Global Clock

Time in distributed system is complex. There is no way to guarantee that all nodes will have an exact clock across all of them.

Therefore relying on an exact shared time for correctness leads to incorrect systems.

On the other hand it has been very painful and limiting to not introduce time at all:

  • Retries are based on time. Even now task retires use absolute times (from kafka) to decide if a task has to be retired.
  • Timeouts are based on an “operation start” sort of time. This is fine if the operation is within a single process but that only works for short times and does not survive process crashing or restarting.
  • User-oriented time data, such as Events timestamps is essential. So far information about time of last sync and similar is missing because it requires time.

It should be clear at this point that some concept of time is needed but a global clock is not an option. Each Replicante process uses the UTC time reported by the server it is running on assuming that time on all other servers in the custer is “accurate enough”.

What “accurate enough” means exactly depends on the operation being performed but sub-second precision should NEVER be required for the system to function correctly.
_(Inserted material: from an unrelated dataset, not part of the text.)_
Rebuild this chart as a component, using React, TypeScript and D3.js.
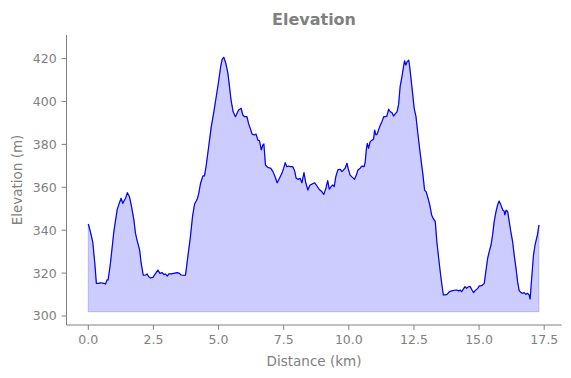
import React from "react";
import * as d3 from "d3";

const distKm = [
  0.0, 0.08, 0.17, 0.25, 0.31, 0.4, 0.47, 0.6, 0.66, 0.72, 0.76, 0.85, 0.98, 1.11, 1.21, 1.26, 1.32, 1.43, 1.5, 1.58,
  1.66, 1.75, 1.81, 1.87, 1.97, 2.03, 2.11, 2.2, 2.26, 2.32, 2.39, 2.48, 2.57, 2.67, 2.75, 2.84, 2.9, 2.96, 3.03, 3.09,
  3.18, 3.28, 3.41, 3.5, 3.56, 3.67, 3.73, 3.82, 3.92, 4.0, 4.08, 4.18, 4.24, 4.31, 4.4, 4.46, 4.52, 4.62, 4.72, 4.81,
  4.91, 5.0, 5.08, 5.14, 5.2, 5.28, 5.36, 5.42, 5.48, 5.56, 5.65, 5.71, 5.77, 5.87, 5.93, 6.0, 6.09, 6.15, 6.23, 6.29,
  6.38, 6.44, 6.51, 6.57, 6.64, 6.7, 6.74, 6.8, 6.89, 7.0, 7.09, 7.17, 7.25, 7.34, 7.43, 7.5, 7.56, 7.62, 7.69, 7.76,
  7.85, 7.92, 7.98, 8.05, 8.13, 8.2, 8.28, 8.34, 8.43, 8.51, 8.59, 8.69, 8.78, 8.86, 8.97, 9.04, 9.12, 9.19, 9.25, 9.32,
  9.38, 9.44, 9.5, 9.58, 9.67, 9.74, 9.8, 9.86, 9.93, 9.99, 10.05, 10.15, 10.22, 10.29, 10.35, 10.44, 10.5, 10.59, 10.63, 10.67,
  10.71, 10.76, 10.82, 10.89, 10.95, 10.99, 11.04, 11.09, 11.14, 11.21, 11.27, 11.34, 11.4, 11.46, 11.53, 11.59, 11.66, 11.72, 11.78, 11.85,
  11.91, 11.97, 12.04, 12.1, 12.14, 12.19, 12.24, 12.3, 12.33, 12.38, 12.45, 12.51, 12.58, 12.65, 12.74, 12.84, 12.91, 12.97, 13.06, 13.11,
  13.18, 13.24, 13.32, 13.38, 13.45, 13.54, 13.63, 13.7, 13.77, 13.86, 13.95, 14.05, 14.14, 14.22, 14.28, 14.33, 14.39, 14.46, 14.52, 14.6,
  14.66, 14.73, 14.79, 14.85, 14.95, 15.01, 15.07, 15.14, 15.2, 15.26, 15.33, 15.39, 15.46, 15.52, 15.58, 15.65, 15.71, 15.77, 15.84, 15.91,
  15.96, 15.99, 16.04, 16.1, 16.16, 16.22, 16.29, 16.35, 16.42, 16.48, 16.54, 16.61, 16.67, 16.73, 16.8, 16.86, 16.92, 16.96, 17.02, 17.09,
  17.15, 17.24, 17.3,
];

const elevM = [
  342.9, 339.3, 334.6, 324.6, 315.2, 315.2, 315.5, 315.2, 314.9, 316.8, 316.8, 324.6, 339.3, 349.7, 353.3, 354.9, 352.5, 354.9, 357.5, 355.6,
  351.0, 344.8, 338.6, 335.4, 330.8, 324.6, 319.0, 319.1, 319.6, 318.3, 317.7, 318.0, 319.6, 321.4, 319.9, 320.2, 319.3, 319.6, 318.6, 319.6,
  319.6, 319.9, 320.2, 319.9, 319.1, 319.0, 319.0, 327.6, 337.0, 346.3, 352.2, 354.4, 357.2, 361.9, 365.3, 365.3, 369.6, 378.9, 388.3, 394.5,
  402.2, 409.2, 416.2, 419.7, 420.6, 417.8, 413.1, 406.9, 400.7, 395.2, 392.9, 394.5, 396.0, 396.8, 393.7, 392.9, 392.9, 389.8, 387.0, 384.8,
  384.4, 384.8, 382.0, 381.7, 377.4, 379.7, 380.2, 370.4, 369.3, 368.9, 367.3, 364.9, 362.1, 364.2, 366.5, 368.9, 371.5, 369.6, 369.9, 369.6,
  369.6, 367.7, 364.2, 363.7, 364.2, 362.1, 366.8, 362.6, 358.7, 361.1, 361.5, 362.1, 360.6, 359.1, 357.9, 356.7, 359.5, 363.1, 359.1, 360.3,
  361.1, 360.3, 364.9, 368.1, 368.4, 367.3, 368.1, 368.9, 371.2, 368.1, 365.7, 364.5, 363.7, 365.7, 368.1, 368.9, 369.9, 369.6, 371.9, 377.4,
  380.5, 378.2, 381.3, 382.0, 382.4, 386.7, 384.4, 384.8, 386.7, 389.0, 390.6, 392.9, 392.9, 393.2, 396.4, 395.2, 394.8, 393.2, 394.2, 395.2,
  398.4, 406.9, 411.6, 416.2, 419.0, 417.0, 418.6, 419.3, 417.0, 411.6, 403.8, 396.8, 392.9, 385.2, 375.9, 366.5, 358.7, 357.9, 354.1, 351.7,
  347.1, 345.5, 344.0, 334.6, 326.9, 317.6, 309.8, 309.8, 310.1, 311.3, 311.7, 312.0, 312.1, 311.7, 312.1, 311.3, 312.4, 313.7, 312.9, 313.7,
  313.7, 312.1, 310.9, 311.8, 312.9, 314.1, 314.0, 314.5, 315.2, 320.7, 326.9, 330.0, 333.1, 337.8, 344.0, 348.6, 351.7, 353.6, 351.7, 349.4,
  349.0, 347.1, 349.4, 348.6, 344.0, 339.3, 334.6, 328.4, 322.2, 316.0, 311.8, 310.9, 310.6, 310.9, 310.1, 310.6, 309.8, 307.9, 317.6, 328.4,
  333.1, 337.8, 342.4,
];

const xTicks = [0, 2.5, 5, 7.5, 10, 12.5, 15, 17.5];
const yTicks = [300, 320, 340, 360, 380, 400, 420];
const fillBase = 302;

const title = "Elevation";
const xLabel = "Distance (km)";
const yLabel = "Elevation (m)";

export default function App() {
  const W = 571;
  const H = 378;
  const left = 66.5;
  const right = 561.5;
  const top = 35;
  const bottom = 325;
  const x = d3.scaleLinear().domain([-0.837, 18.165]).range([left, right]);
  const y = d3.scaleLinear().domain([295.8, 431]).range([bottom, top]);
  const pts = distKm.map((d, i) => [d, elevM[i]] as [number, number]);
  const line = d3
    .line<[number, number]>()
    .x((d) => x(d[0]))
    .y((d) => y(d[1]))(pts) as string;
  const area = d3
    .area<[number, number]>()
    .x((d) => x(d[0]))
    .y0(y(fillBase))
    .y1((d) => y(d[1]))(pts) as string;
  const gray = "#808080";
  const font = "DejaVu Sans, sans-serif";
  const tickLen = 4.9;
  const pad = 4.9;
  return (
    <svg
      width={W}
      height={H}
      style={{ position: "fixed", left: 0, top: 0, background: "#fff" }}
      fontFamily={font}
    >
      <rect x={0} y={0} width={W} height={H} fill="#fff" />
      <path d={area} fill="blue" fillOpacity={0.2} stroke="blue" strokeOpacity={0.2} strokeWidth={1} />
      <path d={line} fill="none" stroke="blue" strokeWidth={1.2} strokeLinejoin="round" />
      <line x1={left} x2={left} y1={top} y2={bottom} stroke={gray} strokeWidth={1} />
      <line x1={left} x2={right} y1={bottom} y2={bottom} stroke={gray} strokeWidth={1} />
      {xTicks.map((t) => (
        <g key={"x" + t}>
          <line x1={x(t)} x2={x(t)} y1={bottom} y2={bottom + tickLen} stroke={gray} strokeWidth={1} />
          <text
            x={x(t)}
            y={bottom + tickLen + pad}
            dominantBaseline="hanging"
            textAnchor="middle"
            fontSize={12.5}
            fill={gray}
          >
            {t.toFixed(1)}
          </text>
        </g>
      ))}
      {yTicks.map((t) => (
        <g key={"y" + t}>
          <line x1={left - tickLen} x2={left} y1={y(t)} y2={y(t)} stroke={gray} strokeWidth={1} />
          <text
            x={left - tickLen - pad}
            y={y(t)}
            dominantBaseline="central"
            textAnchor="end"
            fontSize={12.5}
            fill={gray}
          >
            {t}
          </text>
        </g>
      ))}
      <text x={(left + right) / 2} y={361} textAnchor="middle" dominantBaseline="central" fontSize={13.5} fill={gray}>
        {xLabel}
      </text>
      <text
        transform={`translate(17, ${(top + bottom) / 2}) rotate(-90)`}
        textAnchor="middle"
        dominantBaseline="central"
        fontSize={13.5}
        fill={gray}
      >
        {yLabel}
      </text>
      <text
        x={(left + right) / 2}
        y={19}
        textAnchor="middle"
        dominantBaseline="central"
        fontSize={16}
        fontWeight="bold"
        fill={gray}
      >
        {title}
      </text>
    </svg>
  );
}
On the other hand there is no guarantee the system works correctly in case the clock skew exceeds several minutes.

Final notes:

  • All generted times are in UTC and all received times expected to be in UTC as well. Replicante uses the chrono library, which serialises values in RFC 3339 by default. All APIs MUST expose times in the same well known format. User interfaces (WebUI and replictl) can convert times as needed before showing.
  • Precision needs vary by task but should never be sub-second. Features that rely on higher than average time precision should document this. NOTE: setups where time is precise enough for most tasks but not for high precision tasks the system may appear to work overall while some fetures actually do not.
  • The expectation is that most setups will be centrally managed by the same group therefore making reliance on time a more realistic option than the open internet.
For practical purposes all the above just means means that an NTP agent should be running on all Replicante servers, including dependencies and monitored datastores.